Grinspan Laboratory

In the central nervous system (CNS), oligodendrocytes synthesize myelin as an extension of their plasma membranes. The myelin wraps axons and facilitates rapid and efficient conduction of nervous impulses as well as promotes axonal nourishment and protection. Destruction of myelin through injury or disease causes loss of motor and cognitive function. Oligodendrocyte precursors and stem cells remain in the CNS following the pathology and are potentially capable of forming mature oligodendrocytes and then new myelin. However, their maturation is severely limited in many pathological conditions.

The goal of the Grinspan Lab is to identify factors in the CNS that inhibit the development of mature oligodendrocytes both during development and disease. The lab has seen that oxidative stress and inflammation can impede myelination and have identified several families of signaling factors in the CNS that are activated by these processes and interfere with oligodendrocyte development and myelination, including bone morphogenetic proteins and the Wnt/b-catenin family of signaling factors.

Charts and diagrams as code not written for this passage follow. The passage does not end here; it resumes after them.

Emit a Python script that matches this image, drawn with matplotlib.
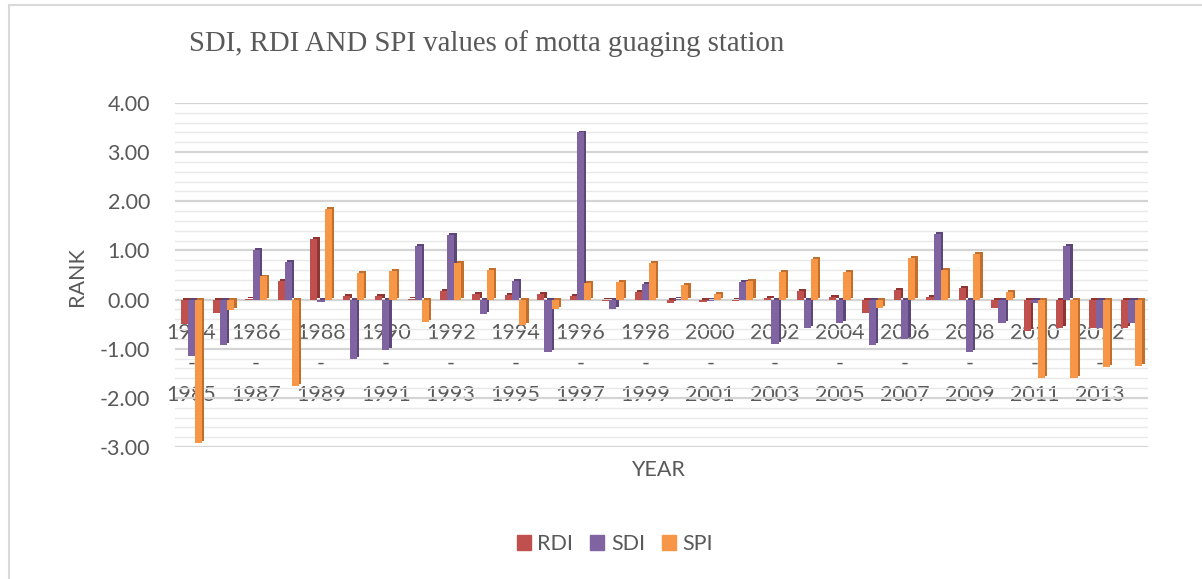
import matplotlib
matplotlib.use("Agg")
import matplotlib.pyplot as plt
from matplotlib.patches import Rectangle
import numpy as np

start_years = list(range(1984, 2014))
categories = [f"{y}-{y+1}" for y in start_years]

rdi = [-0.49, -0.27, 0.01, 0.38, 1.24, 0.08, 0.07, 0.01, 0.18, 0.12,
       0.10, 0.12, 0.07, -0.03, 0.15, -0.06, -0.05, -0.02, 0.03, 0.17,
       0.05, -0.27, 0.20, 0.06, 0.24, -0.18, -0.63, -0.58, -0.58, -0.58]
sdi = [-1.14, -0.93, 1.00, 0.76, -0.05, -1.20, -1.03, 1.09, 1.32, -0.30,
       0.37, -1.06, 3.40, -0.19, 0.31, 0.02, -0.03, 0.36, -0.90, -0.57,
       -0.47, -0.92, -0.80, 1.33, -1.06, -0.48, -0.06, 1.10, -0.58, -0.48]
spi = [-2.91, -0.22, 0.47, -1.76, 1.85, 0.55, 0.59, -0.45, 0.74, 0.61,
       -0.52, -0.20, 0.33, 0.36, 0.75, 0.30, 0.11, 0.37, 0.56, 0.82,
       0.57, -0.17, 0.85, 0.61, 0.93, 0.15, -1.59, -1.59, -1.38, -1.35]

series = [("RDI", rdi, "#C0504D", "#8E3532"),
          ("SDI", sdi, "#8064A2", "#5C4778"),
          ("SPI", spi, "#F79646", "#C26E2C")]

TXT = "#595959"
FS = 15.5

fig = plt.figure(figsize=(12.02, 5.79), dpi=100)
fig.patch.set_facecolor("white")
fig.patches.append(Rectangle((9/1202, -0.1), 1.2, 1 - 5/579 + 0.1,
                             transform=fig.transFigure, fill=False,
                             edgecolor="#D9D9D9", linewidth=1.5))

ax = fig.add_axes([175/1202, 1 - 447/579, (1148-175)/1202, (447-103)/579])
ax.set_facecolor("white")

x = np.arange(len(categories))
w = 0.22
offs = [-0.22, 0.0, 0.22]
dx, dy = 0.07, 0.04
for (name, vals, col, dark), o in zip(series, offs):
    vals = np.array(vals)
    ax.bar(x + o + dx, vals, w, bottom=dy, color=dark, zorder=2, linewidth=0)
    ax.bar(x + o, vals, w, color=col, zorder=3, linewidth=0, label=name)

ax.set_xlim(-0.5, len(categories) - 0.5)
ax.set_ylim(-3, 4)
yt = np.arange(-3, 4.01, 1)
ax.set_yticks(yt)
ax.set_yticklabels([f"{v:.2f}" for v in yt])
ax.set_yticks(np.arange(-3, 4.01, 0.2), minor=True)
ax.grid(axis="y", which="major", color="#D4D4D4", linewidth=1.6, zorder=0)
ax.grid(axis="y", which="minor", color="#E8E8E8", linewidth=1.0, zorder=0)
ax.set_axisbelow(True)

for s in ["top", "right", "left"]:
    ax.spines[s].set_visible(False)
ax.spines["bottom"].set_position(("data", 0))
ax.spines["bottom"].set_visible(False)

ticks = x[::2]
ax.set_xticks(ticks)
ax.set_xticklabels([categories[i].replace("-", "\n-\n") for i in ticks],
                   family="Lato", fontsize=FS, color=TXT,
                   linespacing=1.68)
ax.tick_params(axis="x", length=0, pad=17)
ax.tick_params(axis="y", which="both", length=0, pad=18,
               labelsize=FS, labelcolor=TXT)
for lab in ax.get_yticklabels():
    lab.set_family("Lato")

fig.text(77/1202, 1 - 277/579, "RANK", rotation=90, ha="center", va="center",
         family="Lato", fontsize=FS, color=TXT)
fig.text(658/1202, 1 - 470/579, "YEAR", ha="center", va="center",
         family="Lato", fontsize=FS, color=TXT)
fig.text(189/1202, 1 - 44/579, "SDI, RDI AND SPI values of motta guaging station",
         ha="left", va="center", family="Liberation Serif", fontsize=20.7,
         color=TXT)

handles = [Rectangle((0, 0), 1, 1, color=c) for _, _, c, _ in series]
leg = fig.legend(handles, [n for n, _, _, _ in series], loc="center",
                 bbox_to_anchor=(615/1202, 1 - 544/579), ncol=3, frameon=False,
                 prop={"family": "Lato", "size": FS}, handlelength=0.65,
                 handleheight=0.65, handletextpad=0.3, columnspacing=0.8)
for t in leg.get_texts():
    t.set_color(TXT)

fig.savefig("out.png", dpi=100, facecolor="white")
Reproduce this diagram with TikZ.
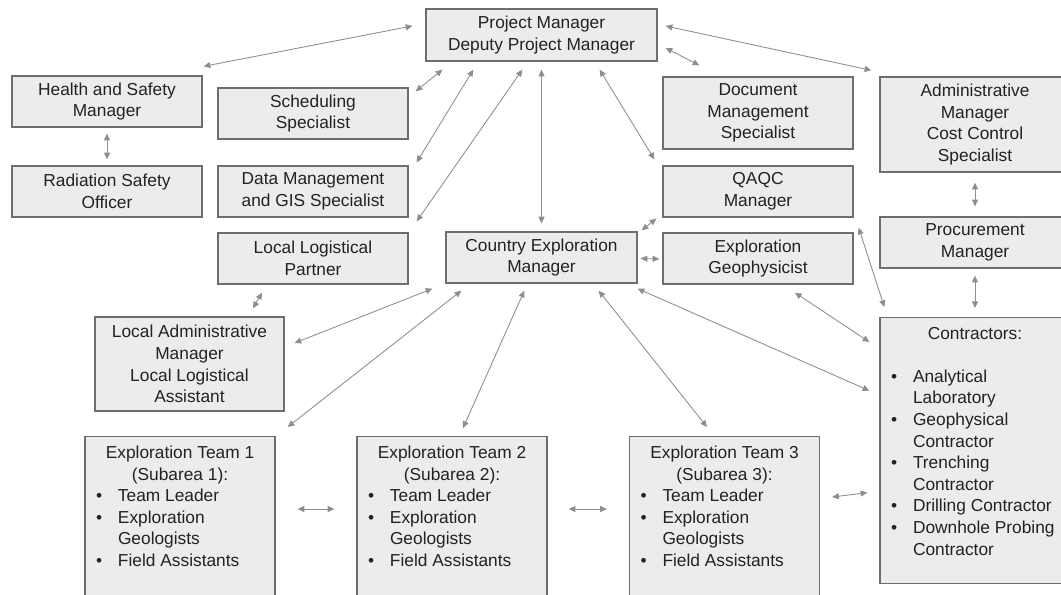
\documentclass[tikz,border=0pt]{standalone}
\usepackage{fontspec}
\setmainfont{Liberation Sans}
\usepackage{xcolor}
\usetikzlibrary{arrows.meta}
\definecolor{boxfill}{HTML}{ECECEC}
\definecolor{boxline}{HTML}{6E6E6E}
\definecolor{linkgray}{HTML}{8E8E8E}
\definecolor{inkgray}{HTML}{222222}
% bullet line with hanging indent
\newcommand{\bul}[1]{\par\hangindent=16.5pt\hangafter=1\noindent\makebox[16.5pt][l]{\textbullet}#1}

\begin{document}
\begin{tikzpicture}[x=0.75pt,y=-0.75pt,>={Triangle[length=5pt,width=4.5pt]},
  cell/.style={draw=boxline,fill=boxfill,line width=1pt,text=inkgray,
    minimum width=142.5pt,minimum height=38.25pt,font=\fontsize{13}{16.2}\selectfont},
  box/.style={cell,align=center,inner sep=2pt},
  listbox/.style={cell,inner xsep=8.25pt,inner ysep=7pt,anchor=north},
  link/.style={<->,draw=linkgray,line width=0.65pt}]
  \useasboundingbox (0,0) rectangle (1061,594);
  \fill[white] (0,0) rectangle (1061,594);
  \clip (0,0) rectangle (1061,594);

  % top level
  \node[box,minimum width=173.25pt,minimum height=39pt] (pm) at (541.5,35) {Project Manager\\Deputy Project Manager};

  % left columns
  \node[box] (hs) at (107,101.5) {Health and Safety\\Manager};
  \node[box] (rso) at (107,191.5) {Radiation Safety\\Officer};
  \node[box] (sched) at (313,113.5) {Scheduling\\Specialist};
  \node[box] (gis) at (313,191.5) {Data Management\\and GIS Specialist};
  \node[box] (llp) at (313,258.5) {Local Logistical\\Partner};
  \node[box,minimum width=141.75pt,minimum height=70.5pt] (lam) at (189.5,364) {Local Administrative\\Manager\\Local Logistical\\Assistant};

  % middle and right columns
  \node[box,minimum width=143.25pt] (cem) at (541.5,257.5) {Country Exploration\\Manager};
  \node[box,minimum height=54pt] (doc) at (758,113) {Document\\Management\\Specialist};
  \node[box] (qaqc) at (758,191.5) {QAQC\\Manager};
  \node[box] (geo) at (758,258.5) {Exploration\\Geophysicist};
  \node[box,minimum height=71.25pt] (adm) at (975,124.5) {Administrative\\Manager\\Cost Control\\Specialist};
  \node[box] (proc) at (975,242.5) {Procurement\\Manager};

  \node[listbox] (con) at (975,317) {\begin{minipage}[t][185.5pt][t]{126pt}
    {\centering Contractors:\par}\vspace{16.2pt}
    \bul{Analytical\newline Laboratory}
    \bul{Geophysical\newline Contractor}
    \bul{Trenching\newline Contractor}
    \bul{Drilling Contractor}
    \bul{Downhole Probing\newline Contractor}
  \end{minipage}};

  % field teams
  \foreach \n/\cx in {1/180,2/452,3/724.5}
    \node[listbox] (t\n) at (\cx,436) {\begin{minipage}[t][128pt][t]{126pt}
      {\centering Exploration Team \n\\(Subarea \n):\endgraf}
      \bul{Team Leader}
      \bul{Exploration\newline Geologists}
      \bul{Field Assistants}
    \end{minipage}};

  % links from the project manager
  \draw[link] ([shift={(1,-9)}]hs.north east) -- ([shift={(-13,-9)}]pm.west);
  \draw[link] ([shift={(17,8)}]pm.south west) -- ([shift={(7,4)}]sched.north east);
  \draw[link] ([shift={(48,8)}]pm.south west) -- ([shift={(8,-3)}]gis.north east);
  \draw[link] ([shift={(97,8)}]pm.south west) -- ([shift={(8,-11)}]llp.north east);
  \draw[link] ([shift={(0,8)}]pm.south) -- ([shift={(0,-8)}]cem.north);
  \draw[link] ([shift={(-58,8)}]pm.south east) -- ([shift={(-8,-6)}]qaqc.north west);
  \draw[link] ([shift={(8,13)}]pm.east) -- ([shift={(37,-11)}]doc.north west);
  \draw[link] ([shift={(8,-9)}]pm.east) -- ([shift={(-8,-6)}]adm.north west);

  % side chains
  \draw[link] ([shift={(0,6)}]hs.south) -- ([shift={(0,-6)}]rso.north);
  \draw[link] ([shift={(0,10)}]adm.south) -- ([shift={(0,-10)}]proc.north);
  \draw[link] ([shift={(0,7)}]proc.south) -- ([shift={(0,-9)}]con.north);
  \draw[link] ([shift={(-51,8)}]llp.south) -- ([shift={(63.5,-8)}]lam.north);

  % links around the country exploration manager
  \draw[link] ([shift={(-6,1)}]qaqc.south west) -- ([shift={(4,-1)}]cem.north east);
  \draw[link] ([shift={(3,1)}]cem.east) -- ([shift={(-3,0.5)}]geo.west);
  \draw[link] ([shift={(5,10)}]qaqc.south east) -- ([shift={(5,-10)}]con.north west);
  \draw[link] ([shift={(37,8)}]geo.south) -- ([shift={(-10,25)}]con.north west);
  \draw[link] ([shift={(0,5)}]cem.south east) -- ([shift={(-10,-60)}]con.west);
  \draw[link] ([shift={(-39,7)}]cem.south east) -- ([shift={(-17.5,-9)}]t3.north);
  \draw[link] ([shift={(79,7)}]cem.south west) -- ([shift={(11,-8)}]t2.north);
  \draw[link] ([shift={(16,7)}]cem.south west) -- ([shift={(12,-9)}]t1.north east);
  \draw[link] ([shift={(-13,5)}]cem.south west) -- ([shift={(10,-21)}]lam.east);

  % between the teams
  \draw[link] ([shift={(22,73)}]t1.north east) -- ([shift={(-22,73)}]t2.north west);
  \draw[link] ([shift={(21,73)}]t2.north east) -- ([shift={(-22,73)}]t3.north west);
  \draw[link] ([shift={(12,61)}]t3.north east) -- ([shift={(-12,42)}]con.west);
\end{tikzpicture}
\end{document}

The Grinspan Lab uses a variety of approaches including cell culture models, genetic models, and disease models. The lab's studies focus on factors that inhibit myelin regeneration in multiple sclerosis (including the role of lipid regulation), myelin loss and oligodendrocyte dysfunction in HIV-associated neurocognitive deficits (including the role of antiretroviral drugs), and factors that limit myelination in perinatal white matter injury.